In Tuesday’s session of my Digital Archives class, we’re meeting with two of The New School’s archivists, the fabulous Wendy Scheir and Liza Harrell-Edge, to talk about the past, present, and future of the university’s archives, including especially their ongoing collaboration with Collective Access in creating a new collection management system. Then, for the second half of the class, we’re meeting with Kit Laybourne and Peter Haratonik, two of the founding faculty of our Media Studies program — and of its precursor, the Center for Understanding Media.
In preparation for class, the students will have read a few published articles on New School history (most of which make use of archival material); and several representative archival documents from key moments in TNS history — the university’s founding in 1919; the addition of the University in Exile in 1933; the mid-70s, when the Center for Understanding Media was integrated into The New School, etc.
As always happens — like that time I perused some old course catalogues and found a crapload of amazing courses from the 20s, 30s, 40s, and 50s, taught by insanely awesome people — I’m tremendously impressed by the ethos and innovation of this university. Consider this: the 1919 course catalog notes that “courses of study have not been arranged under usual departmental headings — political economy, sociology, history, psychology, etc. — for this tends to obscure the constant connection and interplay of the various interests and activities of mankind.” All that recent talk about problem- or scenario-based curricula: they were on it in 1919.

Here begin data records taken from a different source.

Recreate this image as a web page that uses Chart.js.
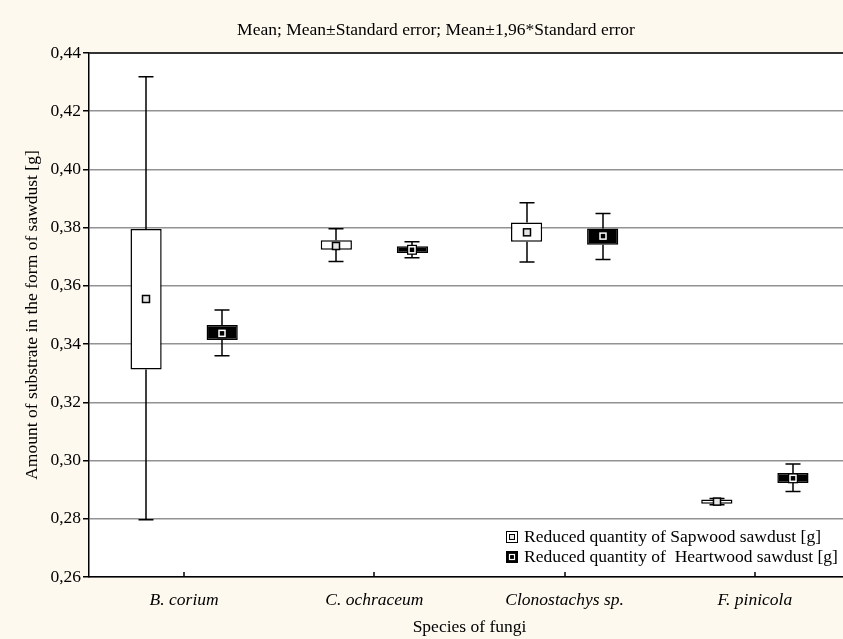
<!DOCTYPE html>
<html>
<head>
<meta charset="utf-8">
<script src="https://cdn.jsdelivr.net/npm/chart.js@4.4.0/dist/chart.umd.min.js"></script>
<style>
  html, body { margin: 0; padding: 0; background: #fdf9ee; overflow: hidden; }
  #wrap { width: 843px; height: 639px; overflow: hidden; }
  canvas { display: block; }
</style>
</head>
<body>
<div id="wrap"><canvas id="chart" width="870" height="639"></canvas></div>
<script>
// categories and values
const categories = ['B. corium', 'C. ochraceum', 'Clonostachys sp.', 'F. pinicola'];

// Sapwood: mean, mean±SE (box), mean±1.96*SE (whiskers)
const sapMean      = [0.3555, 0.3737, 0.3784, 0.2859];
const sapBoxLow    = [0.3313, 0.3724, 0.3752, 0.2852];
const sapBoxHigh   = [0.3795, 0.3757, 0.3818, 0.2866];
const sapWhiskLow  = [0.2797, 0.3684, 0.3682, 0.2848];
const sapWhiskHigh = [0.4318, 0.3796, 0.3886, 0.2870];

// Heartwood
const heartMean      = [0.3437, 0.3724, 0.3771, 0.2939];
const heartBoxLow    = [0.3414, 0.3713, 0.3741, 0.2923];
const heartBoxHigh   = [0.3466, 0.3736, 0.3797, 0.2957];
const heartWhiskLow  = [0.3360, 0.3697, 0.3691, 0.2894];
const heartWhiskHigh = [0.3517, 0.3752, 0.3849, 0.2988];

const yTicks = [0.26, 0.28, 0.30, 0.32, 0.34, 0.36, 0.38, 0.40, 0.42, 0.44];
const yTickLabels = ['0,26', '0,28', '0,30', '0,32', '0,34', '0,36', '0,38', '0,40', '0,42', '0,44'];

const titleText = 'Mean; Mean\u00b1Standard error; Mean\u00b11,96*Standard error';
const legendLabels = ['Reduced quantity of Sapwood sawdust [g]', 'Reduced quantity of  Heartwood sawdust [g]'];

const FONT = '"Liberation Serif", "Times New Roman", serif';
const FS = 17.5;
const CREAM = '#fdf9ee';

const series = [
  { mean: sapMean, lo: sapBoxLow, hi: sapBoxHigh, wlo: sapWhiskLow, whi: sapWhiskHigh, fill: '#ffffff' },
  { mean: heartMean, lo: heartBoxLow, hi: heartBoxHigh, wlo: heartWhiskLow, whi: heartWhiskHigh, fill: '#000000' }
];

function drawMarker(ctx, x, y, dark) {
  if (dark) {
    ctx.fillStyle = '#000';
    ctx.fillRect(x - 5, y - 5, 10, 10);
    ctx.strokeStyle = '#fff';
    ctx.lineWidth = 1.5;
    ctx.strokeRect(x - 3, y - 3, 6, 6);
  } else {
    ctx.fillStyle = '#e4e4e4';
    ctx.fillRect(x - 3.5, y - 3.5, 7, 7);
    ctx.strokeStyle = '#000';
    ctx.lineWidth = 1.5;
    ctx.strokeRect(x - 3.5, y - 3.5, 7, 7);
  }
}

const boxPlot = {
  id: 'boxPlot',
  beforeDraw(chart) {
    const { ctx, chartArea: a } = chart;
    ctx.save();
    ctx.fillStyle = CREAM;
    ctx.fillRect(0, 0, chart.width, chart.height);
    ctx.fillStyle = '#fff';
    ctx.fillRect(a.left, a.top, a.right - a.left, a.bottom - a.top);
    ctx.restore();
  },
  afterDatasetsDraw(chart) {
    const { ctx } = chart;
    const ys = chart.scales.y;
    ctx.save();
    series.forEach((s, i) => {
      chart.getDatasetMeta(i).data.forEach((bar, j) => {
        const x = Math.round(bar.x);
        const pLo = ys.getPixelForValue(s.lo[j]);
        const pHi = ys.getPixelForValue(s.hi[j]);
        const wLo = ys.getPixelForValue(s.wlo[j]);
        const wHi = ys.getPixelForValue(s.whi[j]);
        ctx.strokeStyle = '#000';
        ctx.lineWidth = 1.5;
        ctx.beginPath();
        ctx.moveTo(x, pHi); ctx.lineTo(x, wHi);
        ctx.moveTo(x - 7.5, wHi); ctx.lineTo(x + 7.5, wHi);
        ctx.moveTo(x, pLo); ctx.lineTo(x, wLo);
        ctx.moveTo(x - 7.5, wLo); ctx.lineTo(x + 7.5, wLo);
        ctx.stroke();
        drawMarker(ctx, x, ys.getPixelForValue(s.mean[j]), i === 1);
      });
    });
    ctx.restore();
  },
  afterDraw(chart) {
    const { ctx, chartArea: a } = chart;
    const xs = chart.scales.x;
    ctx.save();
    // top frame line
    ctx.strokeStyle = '#333';
    ctx.lineWidth = 2;
    ctx.beginPath();
    ctx.moveTo(a.left, a.top); ctx.lineTo(a.right, a.top);
    ctx.stroke();
    // x tick marks pointing inward
    ctx.strokeStyle = '#000';
    ctx.lineWidth = 1.5;
    ctx.beginPath();
    categories.forEach((c, i) => {
      const x = Math.round(xs.getPixelForValue(i));
      ctx.moveTo(x, a.bottom); ctx.lineTo(x, a.bottom - 5);
    });
    ctx.stroke();
    // legend in lower right corner
    ctx.font = FS + 'px ' + FONT;
    ctx.textBaseline = 'middle';
    legendLabels.forEach((t, i) => {
      const ly = 537 + i * 20;
      const lx = 506;
      if (i === 0) {
        ctx.fillStyle = '#fff';
        ctx.fillRect(lx, ly - 6, 12, 12);
        ctx.strokeStyle = '#000';
        ctx.lineWidth = 1;
        ctx.strokeRect(lx + 0.5, ly - 5.5, 11, 11);
        ctx.fillStyle = '#e4e4e4';
        ctx.fillRect(lx + 3, ly - 3, 6, 6);
        ctx.strokeRect(lx + 3.5, ly - 2.5, 5, 5);
      } else {
        ctx.fillStyle = '#000';
        ctx.fillRect(lx, ly - 6, 12, 12);
        ctx.strokeStyle = '#fff';
        ctx.lineWidth = 1.2;
        ctx.strokeRect(lx + 3.5, ly - 2.5, 5, 5);
      }
      ctx.fillStyle = '#000';
      ctx.fillText(t, lx + 18, ly);
    });
    ctx.restore();
  }
};

new Chart(document.getElementById('chart'), {
  type: 'bar',
  data: {
    labels: categories,
    datasets: series.map((s, i) => ({
      label: legendLabels[i],
      data: s.lo.map((v, j) => [v, s.hi[j]]),
      backgroundColor: s.fill,
      borderColor: '#000',
      borderWidth: 1.5,
      borderSkipped: false,
      barPercentage: 0.41,
      categoryPercentage: 0.8
    }))
  },
  options: {
    responsive: false,
    animation: false,
    layout: { padding: { left: 22, right: 20, top: 0, bottom: 0 } },
    plugins: {
      legend: { display: false },
      tooltip: { enabled: false },
      title: {
        display: true,
        text: titleText,
        color: '#000',
        font: { family: FONT, size: FS, weight: 'normal' },
        padding: { top: 20, bottom: 12 }
      }
    },
    scales: {
      x: {
        type: 'category',
        grid: { display: false },
        border: { color: '#000', width: 1.5 },
        ticks: { color: '#000', padding: 5, font: { family: FONT, size: FS, style: 'italic' } },
        title: { display: true, text: 'Species of fungi', color: '#000', padding: { top: 0, bottom: 1 },
                 font: { family: FONT, size: FS } },
        afterFit(scale) { scale.height = 62; }
      },
      y: {
        min: 0.26,
        max: 0.44,
        afterBuildTicks(scale) { scale.ticks = yTicks.map(v => ({ value: v })); },
        grid: { color: '#929292', lineWidth: 1.5, tickColor: '#000', tickLength: 6 },
        border: { color: '#000', width: 1.5 },
        ticks: {
          color: '#000', padding: 2,
          font: { family: FONT, size: FS },
          callback: (v, i) => yTickLabels[i]
        },
        title: { display: true, text: 'Amount of substrate in the form of sawdust [g]', color: '#000',
                 padding: { top: 0, bottom: 0 }, font: { family: FONT, size: FS } },
        afterFit(scale) { scale.width = 67; }
      }
    }
  },
  plugins: [boxPlot]
});
</script>
</body>
</html>
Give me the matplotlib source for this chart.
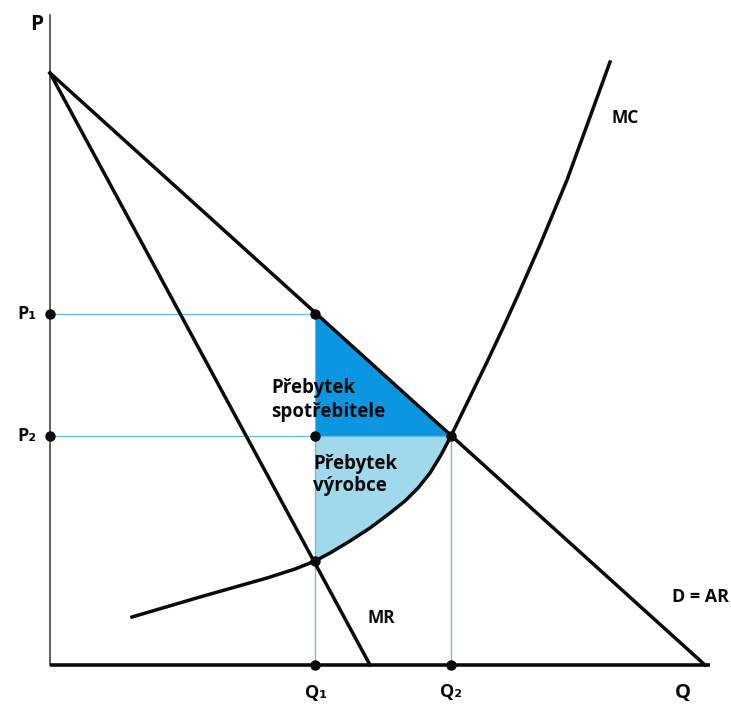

I’ve also come to appreciate, anew, just how progressive our Media Studies program was, in merging courses on the historical, philosophical/theoretical, and critical study of media; the study of media from other disciplinary perspectives; and the making of media. Kickin’ it praxis-style since 1969.
The Center’s 1974 guide lists several courses that were obvious precursors to those we teach today — including our “intro to grad studies” lecture course. Their version was called “Understanding Media” — after McLuhan, of course; the contemporary version is “Understanding Media Studies.” I teach it occasionally. The Old Schoolers also offered a fascinating course on “Media and the Future,” which would certainly appeal to all the “speculative realists” and “design fiction”-ists and techie futurists of today.
We’ve offered courses in sound for a looong time — think Henry Cowell, Hans Eisler, Aaron Copeland, John Cage. In your face — err, ear, Sound Studies, people! We got here first! And in 1974 the Center was offering a class that built on the work of Tony Schwartz.
Inspired no doubt by McLuhan’s sensorium, the faculty were also looking beyond sound to address media’s appeals to the other senses. Sensory studies has certainly enjoyed a resurgence in recent years, too.
The senses were made tactile on the embossed cover of the 1975 catalog, which also included a list of regularly featured guests: from Edmund Carpenter and Bob Fosse to Eliot Noyes <sigh> and Susan Sontag.